EXERCISE DIRECTIONS: Write out each line word for word. Drop pictures.

** Start SUPPLIED MATERIAL **

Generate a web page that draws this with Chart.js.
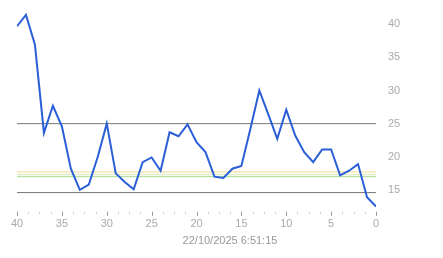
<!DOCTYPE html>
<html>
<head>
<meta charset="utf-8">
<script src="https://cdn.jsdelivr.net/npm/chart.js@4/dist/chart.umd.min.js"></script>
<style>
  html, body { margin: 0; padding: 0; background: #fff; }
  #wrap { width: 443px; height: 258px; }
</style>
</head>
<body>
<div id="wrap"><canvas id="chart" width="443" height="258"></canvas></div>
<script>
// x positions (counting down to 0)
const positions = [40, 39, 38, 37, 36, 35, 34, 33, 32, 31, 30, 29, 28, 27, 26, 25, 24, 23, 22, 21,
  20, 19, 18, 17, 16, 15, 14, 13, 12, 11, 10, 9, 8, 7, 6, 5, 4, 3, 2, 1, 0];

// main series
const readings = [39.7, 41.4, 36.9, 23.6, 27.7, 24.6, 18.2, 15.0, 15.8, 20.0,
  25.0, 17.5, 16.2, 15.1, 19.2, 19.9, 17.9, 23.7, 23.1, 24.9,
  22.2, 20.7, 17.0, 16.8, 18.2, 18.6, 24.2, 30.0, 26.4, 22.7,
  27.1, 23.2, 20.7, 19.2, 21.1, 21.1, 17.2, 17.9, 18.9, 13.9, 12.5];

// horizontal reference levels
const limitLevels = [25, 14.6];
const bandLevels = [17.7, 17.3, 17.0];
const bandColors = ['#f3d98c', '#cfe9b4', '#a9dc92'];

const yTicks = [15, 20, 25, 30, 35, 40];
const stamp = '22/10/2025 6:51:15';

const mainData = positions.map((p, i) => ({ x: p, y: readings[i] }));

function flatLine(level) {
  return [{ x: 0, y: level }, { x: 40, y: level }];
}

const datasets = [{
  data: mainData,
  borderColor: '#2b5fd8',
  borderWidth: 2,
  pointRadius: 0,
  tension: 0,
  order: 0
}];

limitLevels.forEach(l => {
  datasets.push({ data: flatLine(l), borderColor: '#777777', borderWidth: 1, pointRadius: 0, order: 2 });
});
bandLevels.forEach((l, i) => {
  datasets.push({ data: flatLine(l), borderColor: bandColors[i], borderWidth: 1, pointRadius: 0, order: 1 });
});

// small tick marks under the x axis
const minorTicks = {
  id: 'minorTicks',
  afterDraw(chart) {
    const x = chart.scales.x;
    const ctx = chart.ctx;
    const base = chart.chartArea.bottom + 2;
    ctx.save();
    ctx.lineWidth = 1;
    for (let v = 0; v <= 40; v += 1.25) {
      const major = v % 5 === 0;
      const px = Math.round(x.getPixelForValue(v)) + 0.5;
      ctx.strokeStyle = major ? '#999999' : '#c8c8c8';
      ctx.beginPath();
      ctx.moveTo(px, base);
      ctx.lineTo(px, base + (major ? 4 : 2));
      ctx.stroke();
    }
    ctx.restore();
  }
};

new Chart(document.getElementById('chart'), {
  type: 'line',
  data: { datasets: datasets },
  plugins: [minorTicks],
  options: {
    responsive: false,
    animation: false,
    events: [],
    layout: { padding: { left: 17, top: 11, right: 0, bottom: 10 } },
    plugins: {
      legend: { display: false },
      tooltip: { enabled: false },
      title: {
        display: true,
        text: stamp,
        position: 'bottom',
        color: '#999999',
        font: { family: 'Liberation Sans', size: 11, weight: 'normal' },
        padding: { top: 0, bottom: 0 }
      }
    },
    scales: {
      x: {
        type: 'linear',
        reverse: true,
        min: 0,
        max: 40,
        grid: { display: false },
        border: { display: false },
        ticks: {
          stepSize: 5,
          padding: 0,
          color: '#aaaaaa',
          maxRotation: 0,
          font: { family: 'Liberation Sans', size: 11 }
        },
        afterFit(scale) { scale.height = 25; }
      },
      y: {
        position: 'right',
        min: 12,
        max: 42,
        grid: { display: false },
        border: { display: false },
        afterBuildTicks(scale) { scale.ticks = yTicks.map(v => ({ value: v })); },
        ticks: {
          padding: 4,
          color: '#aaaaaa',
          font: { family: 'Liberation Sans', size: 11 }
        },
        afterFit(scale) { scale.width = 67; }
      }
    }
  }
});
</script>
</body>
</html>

** End SUPPLIED MATERIAL **

EXPECTED ANSWER:
Generate a web page that draws this with Chart.js.
<!DOCTYPE html>
<html>
<head>
<meta charset="utf-8">
<script src="https://cdn.jsdelivr.net/npm/chart.js@4/dist/chart.umd.min.js"></script>
<style>
  html, body { margin: 0; padding: 0; background: #fff; }
  #wrap { width: 443px; height: 258px; }
</style>
</head>
<body>
<div id="wrap"><canvas id="chart" width="443" height="258"></canvas></div>
<script>
// x positions (counting down to 0)
const positions = [40, 39, 38, 37, 36, 35, 34, 33, 32, 31, 30, 29, 28, 27, 26, 25, 24, 23, 22, 21,
  20, 19, 18, 17, 16, 15, 14, 13, 12, 11, 10, 9, 8, 7, 6, 5, 4, 3, 2, 1, 0];

// main series
const readings = [39.7, 41.4, 36.9, 23.6, 27.7, 24.6, 18.2, 15.0, 15.8, 20.0,
  25.0, 17.5, 16.2, 15.1, 19.2, 19.9, 17.9, 23.7, 23.1, 24.9,
  22.2, 20.7, 17.0, 16.8, 18.2, 18.6, 24.2, 30.0, 26.4, 22.7,
  27.1, 23.2, 20.7, 19.2, 21.1, 21.1, 17.2, 17.9, 18.9, 13.9, 12.5];

// horizontal reference levels
const limitLevels = [25, 14.6];
const bandLevels = [17.7, 17.3, 17.0];
const bandColors = ['#f3d98c', '#cfe9b4', '#a9dc92'];

const yTicks = [15, 20, 25, 30, 35, 40];
const stamp = '22/10/2025 6:51:15';

const mainData = positions.map((p, i) => ({ x: p, y: readings[i] }));

function flatLine(level) {
  return [{ x: 0, y: level }, { x: 40, y: level }];
}

const datasets = [{
  data: mainData,
  borderColor: '#2b5fd8',
  borderWidth: 2,
  pointRadius: 0,
  tension: 0,
  order: 0
}];

limitLevels.forEach(l => {
  datasets.push({ data: flatLine(l), borderColor: '#777777', borderWidth: 1, pointRadius: 0, order: 2 });
});
bandLevels.forEach((l, i) => {
  datasets.push({ data: flatLine(l), borderColor: bandColors[i], borderWidth: 1, pointRadius: 0, order: 1 });
});

// small tick marks under the x axis
const minorTicks = {
  id: 'minorTicks',
  afterDraw(chart) {
    const x = chart.scales.x;
    const ctx = chart.ctx;
    const base = chart.chartArea.bottom + 2;
    ctx.save();
    ctx.lineWidth = 1;
    for (let v = 0; v <= 40; v += 1.25) {
      const major = v % 5 === 0;
      const px = Math.round(x.getPixelForValue(v)) + 0.5;
      ctx.strokeStyle = major ? '#999999' : '#c8c8c8';
      ctx.beginPath();
      ctx.moveTo(px, base);
      ctx.lineTo(px, base + (major ? 4 : 2));
      ctx.stroke();
    }
    ctx.restore();
  }
};

new Chart(document.getElementById('chart'), {
  type: 'line',
  data: { datasets: datasets },
  plugins: [minorTicks],
  options: {
    responsive: false,
    animation: false,
    events: [],
    layout: { padding: { left: 17, top: 11, right: 0, bottom: 10 } },
    plugins: {
      legend: { display: false },
      tooltip: { enabled: false },
      title: {
        display: true,
        text: stamp,
        position: 'bottom',
        color: '#999999',
        font: { family: 'Liberation Sans', size: 11, weight: 'normal' },
        padding: { top: 0, bottom: 0 }
      }
    },
    scales: {
      x: {
        type: 'linear',
        reverse: true,
        min: 0,
        max: 40,
        grid: { display: false },
        border: { display: false },
        ticks: {
          stepSize: 5,
          padding: 0,
          color: '#aaaaaa',
          maxRotation: 0,
          font: { family: 'Liberation Sans', size: 11 }
        },
        afterFit(scale) { scale.height = 25; }
      },
      y: {
        position: 'right',
        min: 12,
        max: 42,
        grid: { display: false },
        border: { display: false },
        afterBuildTicks(scale) { scale.ticks = yTicks.map(v => ({ value: v })); },
        ticks: {
          padding: 4,
          color: '#aaaaaa',
          font: { family: 'Liberation Sans', size: 11 }
        },
        afterFit(scale) { scale.width = 67; }
      }
    }
  }
});
</script>
</body>
</html>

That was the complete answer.